Oude Kerk itself is rather lovely in a stark kind of way. Not for it the intimate spaces or crowded decoration of many of Europe’s other places of worship. There’s a feeling of spacious calm beneath the gothic arches and when you’ve had enough, an unassuming door off the nave leads to a cosy tea room and outdoor courtyard for some quiet enjoyment and a reflective cuppa. 
If you are visiting Amsterdam, whether coming directly by train or by plane via Schipol Airport, you are likely to come through its Central Station. Intent on your destination, it’s easy to miss the opportunity to turn around and admire the magnificent entrance to this fabulous city. True to form, we were dashing away from the station on our arrival but had the opportunity to appreciate it from our canal cruise the following day.

As our canal boat rounded a corner, the colour and light in this scene was breath-taking. I love how all the elements – the bridge, the boat, the terraced buildings and the leafy boughs of the tree – come together to create what for me is inherently Amsterdam.
Our canal cruise took us past the Magere Brug (Skinny Bridge) which was constructed in 1670 and is probably the most famous in Amsterdam. I didn’t get a great photo of that bridge but as we drifted past it and turned right, this boat-load of ‘locals’ caught my eye and while not the Magere Brug, the typically Dutch bridge in the background gave me another moment in the sun to capture.
And last but not least, our photographic journey returns us to the ‘back yard’ of our stay, Rembrandtplein. It’s a vibrant square lined with cafes, bars and restaurants and pays homage to Rembrandt van Rijn himself and his most famous painting, The Nightwatch. (Like I did last trip, you can see the real thing in the Rijksmuseum. It’s enormous!)


So here endeth the armchair tour and I hope you’ve enjoyed it even half as much as I’ve enjoyed revisiting our trip in the writing of this post. S
tay tuned for more next time, an alternative look at our sibling sojourn as a pilgrimage of ‘all things Dutch’.

A skip in my step

So the great Chicky Adventure is done and my sibling partner in crime has arrived back on the other side of the world (and is working through her jet lag by all accounts).

It was such an amazing two weeks – firstly for the unadulterated ‘just us’ time, secondly for the opportunity for me to introduce her to this amazing city I call home, and thirdly for our shared pilgrimage to Amsterdam, Dad’s childhood home, and the delicacies we enjoyed in memory of our Oma and Opa.

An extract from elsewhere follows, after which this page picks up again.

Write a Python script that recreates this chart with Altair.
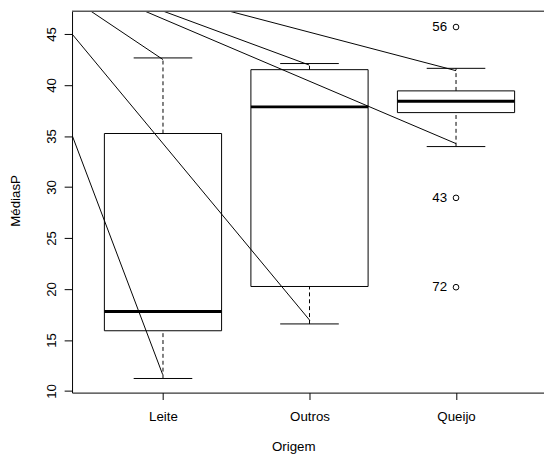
import altair as alt
import pandas as pd

# ---- data ----
categories = ["Leite", "Outros", "Queijo"]
positions = [1, 2, 3]
whisker_low = [11.22, 16.57, 33.96]
q1 = [15.90, 20.24, 37.29]
median = [17.79, 37.85, 38.40]
q3 = [35.24, 41.50, 39.42]
whisker_high = [42.65, 42.10, 41.63]

outlier_pos = [3, 3, 3]
outlier_val = [45.68, 28.93, 20.17]
outlier_label = ["56", "43", "72"]

# straight segments drawn over the boxplot (start -> end, data units)
seg_x1 = [0.509, 0.879, 1.005, 1.457, 0.379, 0.381]
seg_y1 = [47.22, 47.22, 47.22, 47.22, 45.00, 35.02]
seg_x2 = [1.000, 3.000, 1.997, 3.000, 2.002, 0.998]
seg_y2 = [42.49, 34.25, 41.96, 41.40, 16.92, 11.60]

y_ticks = [10, 15, 20, 25, 30, 35, 40, 45]
x_domain = [0.3793, 3.6005]
y_domain = [9.836, 47.222]

W, H = 479, 387
FONT = "Liberation Sans"
FS = 13.5

box_df = pd.DataFrame({
    "cat": categories, "pos": positions, "low": whisker_low, "q1": q1,
    "med": median, "q3": q3, "high": whisker_high,
})
out_df = pd.DataFrame({"pos": outlier_pos, "val": outlier_val, "lab": outlier_label})
seg_df = pd.DataFrame({"x1": seg_x1, "y1": seg_y1, "x2": seg_x2, "y2": seg_y2})

label_expr = " : ".join(
    f"datum.value == {p} ? '{c}'" for p, c in zip(positions[:-1], categories[:-1])
) + f" : '{categories[-1]}'"

xs = alt.Scale(domain=x_domain, nice=False, zero=False)
ys = alt.Scale(domain=y_domain, nice=False, zero=False)

x_axis = alt.Axis(
    values=positions, labelExpr=label_expr, grid=False, tickSize=7,
    tickColor="black", domainColor="black", labelColor="black",
    labelFont=FONT, labelFontSize=FS, labelPadding=10, labelBaseline="top",
    title="Origem", titleFont=FONT, titleFontSize=FS, titleFontWeight="normal",
    titleColor="black", titleX=224.5, titleY=47.3, titleBaseline="top",
    titleAlign="center", titleAnchor="start",
)
y_axis = alt.Axis(
    values=y_ticks, grid=False, tickSize=8, tickColor="black",
    domainColor="black", labelColor="black", labelFont=FONT,
    labelFontSize=FS, labelAngle=270, labelAlign="center",
    labelBaseline="bottom", labelPadding=6,
    title="MédiasP", titleFont=FONT, titleFontSize=FS, titleFontWeight="normal",
    titleColor="black", titleAngle=270, titleX=-53, titleY=192,
    titleAlign="center", titleBaseline="alphabetic", titleAnchor="start",
)

base = alt.Chart(box_df).transform_calculate(
    bl="datum.pos - 0.4", br="datum.pos + 0.4",
    cl="datum.pos - 0.2", cr="datum.pos + 0.2",
)

upper_whisker = base.mark_rule(color="black", strokeDash=[4, 3], strokeWidth=1).encode(
    x=alt.X("pos:Q", scale=xs, axis=x_axis),
    y=alt.Y("q3:Q", scale=ys, axis=y_axis),
    y2="high:Q",
)
lower_whisker = base.mark_rule(color="black", strokeDash=[4, 3], strokeWidth=1).encode(
    x=alt.X("pos:Q", scale=xs), y=alt.Y("low:Q", scale=ys), y2="q1:Q",
)
cap_high = base.mark_rule(color="black", strokeWidth=1).encode(
    x=alt.X("cl:Q", scale=xs), x2="cr:Q", y=alt.Y("high:Q", scale=ys),
)
cap_low = base.mark_rule(color="black", strokeWidth=1).encode(
    x=alt.X("cl:Q", scale=xs), x2="cr:Q", y=alt.Y("low:Q", scale=ys),
)
box = base.mark_rect(fillOpacity=0, stroke="black", strokeWidth=1).encode(
    x=alt.X("bl:Q", scale=xs), x2="br:Q", y=alt.Y("q1:Q", scale=ys), y2="q3:Q",
)
med = base.mark_rule(color="black", strokeWidth=3).encode(
    x=alt.X("bl:Q", scale=xs), x2="br:Q", y=alt.Y("med:Q", scale=ys),
)

points = alt.Chart(out_df).mark_point(
    shape="circle", filled=False, color="black", size=33, strokeWidth=1, opacity=1
).encode(x=alt.X("pos:Q", scale=xs), y=alt.Y("val:Q", scale=ys))
labels = alt.Chart(out_df).mark_text(
    align="right", baseline="middle", dx=-9, font=FONT, fontSize=FS, color="black"
).encode(x=alt.X("pos:Q", scale=xs), y=alt.Y("val:Q", scale=ys), text="lab:N")

segments = alt.Chart(seg_df).mark_rule(color="black", strokeWidth=1, clip=True).encode(
    x=alt.X("x1:Q", scale=xs), y=alt.Y("y1:Q", scale=ys), x2="x2:Q", y2="y2:Q",
)

top_border = alt.Chart(box_df).mark_rule(color="#555555", strokeWidth=1).encode(
    x=alt.value(0), x2=alt.value(W), y=alt.value(0),
)

chart = alt.layer(
    upper_whisker, lower_whisker, cap_high, cap_low, box, med,
    points, labels, segments, top_border,
).properties(
    width=W, height=H,
    autosize=alt.AutoSizeParams(type="none"),
    padding={"left": 65, "top": 0, "right": 0, "bottom": 62},
    background="white",
).configure_view(stroke=None)

chart.save("out.html", embed_options={"renderer": "svg", "actions": False})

I’ve been meaning to pick up the blogging ‘pencil’ again over the last few days but I have felt so full of everything we did that I haven’t known where to start. The anticipation of Lil Chicky’s first trip here. The pride in the sharing of my new hometown and experiencing its fabulous-ness through her ‘new’ eyes. The privilege of helping her celebrate her 40th birthday. The sheer intensity of spending 2 weeks – 24/7 – together for the first time since…well forever.

All underpinned by a lifetime of sisterly memories, the effortless and uncomplicated recall of funny stories, childhood scrapes and sibling rivalry, and squillions of photos…

…including a few selfies.

DAY 2: Fab Finchley – looking for coffee in the pouring rain. 

DAY 3: Can’t go to London without visiting the Queen. 

DAY 4: Hamers do ‘the henge’ (squeezed between visits to Salisbury and Bath). Technically not a selfie thanks to a kind Aussie chap on the tour, but close enough.

There’s a small selfie gap here while we undertook birthday celebrations (part one – The Mousetrap and dinner in Covent Garden – and two – Pret-a-Portea at The Berkeley)…

DAY 5: Fashionista food at the Berkeley

…Westminster Abbey, Tower of London, Globe Theatre and a visit to Carnaby Street.

DAY 6: Yes, we bought these. Because we had to get out of the rain. And the Irregular Choice shop was just there. Really.

Then we went to Amsterdam…

DAY 9: Arriving at Amsterdam’s Central Station about 2 minutes before torrential rain…

Waiting for our first poffertjes (teeny tiny pancakes served with butter and icing sugar and eaten with a toothpick) of the pigrimage trip in Dam Square.

(More on Amsterdam in a later post).

After 4 days, we returned to London, hired a car and drove first to Silverstone and then to Donington Circuits to tick a few things off Lil Chicky’s motorsport bucket list. Looks like Day 13 was a lucky one…

The Winners’ Podium at Silverstone – cheesy but had to be done.

We decided to take Day 14 easy with a visit to the Museum of London after the ‘wild storm‘ had abated…and when Day 15 dawned bright and blue-skied (if a little chilly), there was just one thing left to do…

DAY 15: It endeth on The Eye – our last sibling selfie of the trip.

Full of our time together and tired from our two weeks of tourist-ing, we said our emotional good-byes at Heathrow last Tuesday. After I’d waved until she’d disappeared behind the security barrier, I made the long trip home to Gidday HQ. It’s still my warm and cosy haven but a little quieter. And yellow banner of the Money Shop, which became our welcoming ‘nearly home’ beacon as we turned into my street each night, has now taken on a new and poignant significance. Another memory, meaningless to anyone else but enough to inspire a skip in my step…

…one that only Lil Chicky will understand.